Oddly, Claxton appears to be furiously agreeing with at least part of what John Sweller, Paul Ayres and Slava Kalyuga write in their 2011 book, Cognitive Load Theory:
“The cognitive architecture used by cognitive load theory does not postulate nor need an independent central executive… We argue that an independent central executive dissociated from knowledge held in long-term memory results in an infinite regress of central executives. If knowledge held in long-term memory does not have the attributes normally attributed to a central executive, we are immediately faced with the question of how a knowledge-independent central executive determines its actions. We require another central executive governing the first central executive that in turn requires a third central executive, etc. The problem is eliminated by assuming that knowledge in long-term memory acts as a de facto central executive…”
This is one of the reasons why cognitive load theory makes an analogy between the human mind and evolution rather than between the human mind and computers - evolution has no central executive.
I began to wonder whether Claxton was arguing against some other cognitive load theory with which I was unfamiliar and which did require a ‘ghost in the machine’ but then his repeated references to John Sweller seemed to suggest otherwise.
I am sure some people will find solace in Claxton’s polemic.
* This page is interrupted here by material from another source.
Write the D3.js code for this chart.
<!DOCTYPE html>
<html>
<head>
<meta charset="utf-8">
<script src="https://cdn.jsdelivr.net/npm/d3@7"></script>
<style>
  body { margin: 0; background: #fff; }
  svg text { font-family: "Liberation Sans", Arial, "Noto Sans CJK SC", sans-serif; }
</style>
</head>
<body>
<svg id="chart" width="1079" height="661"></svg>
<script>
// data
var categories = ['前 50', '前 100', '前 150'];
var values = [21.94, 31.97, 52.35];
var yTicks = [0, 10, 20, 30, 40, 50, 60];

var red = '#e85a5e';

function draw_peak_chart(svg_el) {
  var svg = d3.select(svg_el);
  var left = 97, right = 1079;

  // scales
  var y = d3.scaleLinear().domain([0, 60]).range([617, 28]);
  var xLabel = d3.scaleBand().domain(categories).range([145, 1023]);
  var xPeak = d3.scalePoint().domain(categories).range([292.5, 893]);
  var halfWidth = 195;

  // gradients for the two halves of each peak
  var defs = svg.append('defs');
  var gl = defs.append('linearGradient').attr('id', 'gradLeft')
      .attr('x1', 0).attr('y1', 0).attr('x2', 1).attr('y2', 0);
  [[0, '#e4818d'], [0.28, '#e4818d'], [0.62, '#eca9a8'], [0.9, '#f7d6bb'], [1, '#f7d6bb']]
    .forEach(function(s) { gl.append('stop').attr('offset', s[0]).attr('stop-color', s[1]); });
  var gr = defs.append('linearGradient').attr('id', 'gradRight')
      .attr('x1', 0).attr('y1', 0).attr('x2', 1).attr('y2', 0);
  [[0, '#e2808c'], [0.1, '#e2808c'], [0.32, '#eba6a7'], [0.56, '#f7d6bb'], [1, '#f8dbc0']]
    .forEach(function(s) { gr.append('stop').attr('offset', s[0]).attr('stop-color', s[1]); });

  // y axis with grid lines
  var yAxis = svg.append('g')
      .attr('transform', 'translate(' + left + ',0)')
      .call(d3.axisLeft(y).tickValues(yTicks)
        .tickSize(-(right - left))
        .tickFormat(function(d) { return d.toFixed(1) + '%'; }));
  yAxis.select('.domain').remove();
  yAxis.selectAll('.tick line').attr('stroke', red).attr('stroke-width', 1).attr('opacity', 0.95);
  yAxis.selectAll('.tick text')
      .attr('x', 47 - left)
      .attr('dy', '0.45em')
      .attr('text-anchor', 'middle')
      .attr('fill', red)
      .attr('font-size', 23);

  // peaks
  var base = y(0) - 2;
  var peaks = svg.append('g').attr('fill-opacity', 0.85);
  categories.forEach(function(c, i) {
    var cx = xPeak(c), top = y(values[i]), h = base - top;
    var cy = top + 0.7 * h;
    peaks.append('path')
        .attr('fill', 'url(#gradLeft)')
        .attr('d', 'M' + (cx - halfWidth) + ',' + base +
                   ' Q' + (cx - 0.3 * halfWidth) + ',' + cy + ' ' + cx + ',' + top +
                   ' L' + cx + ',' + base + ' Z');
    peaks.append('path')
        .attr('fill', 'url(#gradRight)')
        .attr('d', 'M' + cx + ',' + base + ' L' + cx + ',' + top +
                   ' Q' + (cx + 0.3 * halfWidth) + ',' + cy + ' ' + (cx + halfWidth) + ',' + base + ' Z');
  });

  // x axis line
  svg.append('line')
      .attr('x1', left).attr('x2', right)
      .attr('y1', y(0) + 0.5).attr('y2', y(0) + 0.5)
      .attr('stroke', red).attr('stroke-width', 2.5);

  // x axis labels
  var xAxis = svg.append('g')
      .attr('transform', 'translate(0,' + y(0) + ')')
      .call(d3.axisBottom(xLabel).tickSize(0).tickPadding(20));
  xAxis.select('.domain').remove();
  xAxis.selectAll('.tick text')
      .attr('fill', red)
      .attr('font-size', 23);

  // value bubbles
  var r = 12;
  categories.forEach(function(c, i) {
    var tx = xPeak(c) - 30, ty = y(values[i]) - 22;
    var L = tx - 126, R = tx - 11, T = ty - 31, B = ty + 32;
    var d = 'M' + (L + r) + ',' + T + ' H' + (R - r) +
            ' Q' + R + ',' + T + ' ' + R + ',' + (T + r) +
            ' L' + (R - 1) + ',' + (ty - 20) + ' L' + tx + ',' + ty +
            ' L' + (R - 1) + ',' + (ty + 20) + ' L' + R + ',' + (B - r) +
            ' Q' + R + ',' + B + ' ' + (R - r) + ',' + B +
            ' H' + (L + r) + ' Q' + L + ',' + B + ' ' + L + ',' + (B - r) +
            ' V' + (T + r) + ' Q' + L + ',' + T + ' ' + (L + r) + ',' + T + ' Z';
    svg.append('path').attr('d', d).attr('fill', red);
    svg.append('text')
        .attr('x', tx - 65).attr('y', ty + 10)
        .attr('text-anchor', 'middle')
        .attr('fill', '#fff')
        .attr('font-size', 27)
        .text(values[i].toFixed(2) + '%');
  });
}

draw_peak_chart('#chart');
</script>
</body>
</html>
Perhaps there is a constituency who no longer get professional development gigs, who feel wronged by the ‘DIKRist cabal’ and who will be cheering with every turn of the page.
Or perhaps it is a difference in perspectives. We all have different ways of viewing the world and trying to make sense of it. Mine is largely empirical. When someone asserts a view, I want to know what evidence supports that view. Claxton’s seems different. Rather than drawing on empirical evidence, he largely prefers to quote authorities whose credentials he highlights. He briefly chides David Didau for not mentioning research by John Duncan “FRS [who] holds professorial positions at both Oxford and Cambridge,” in one of his books. As if that matters.
Perhaps this is Claxton’s truth - a world mediated by the great and good where academic authority supplies veracity. Perhaps that’s how he has ended up with his version of cognitive load theory. One thing is clear - it is not a perspective I share.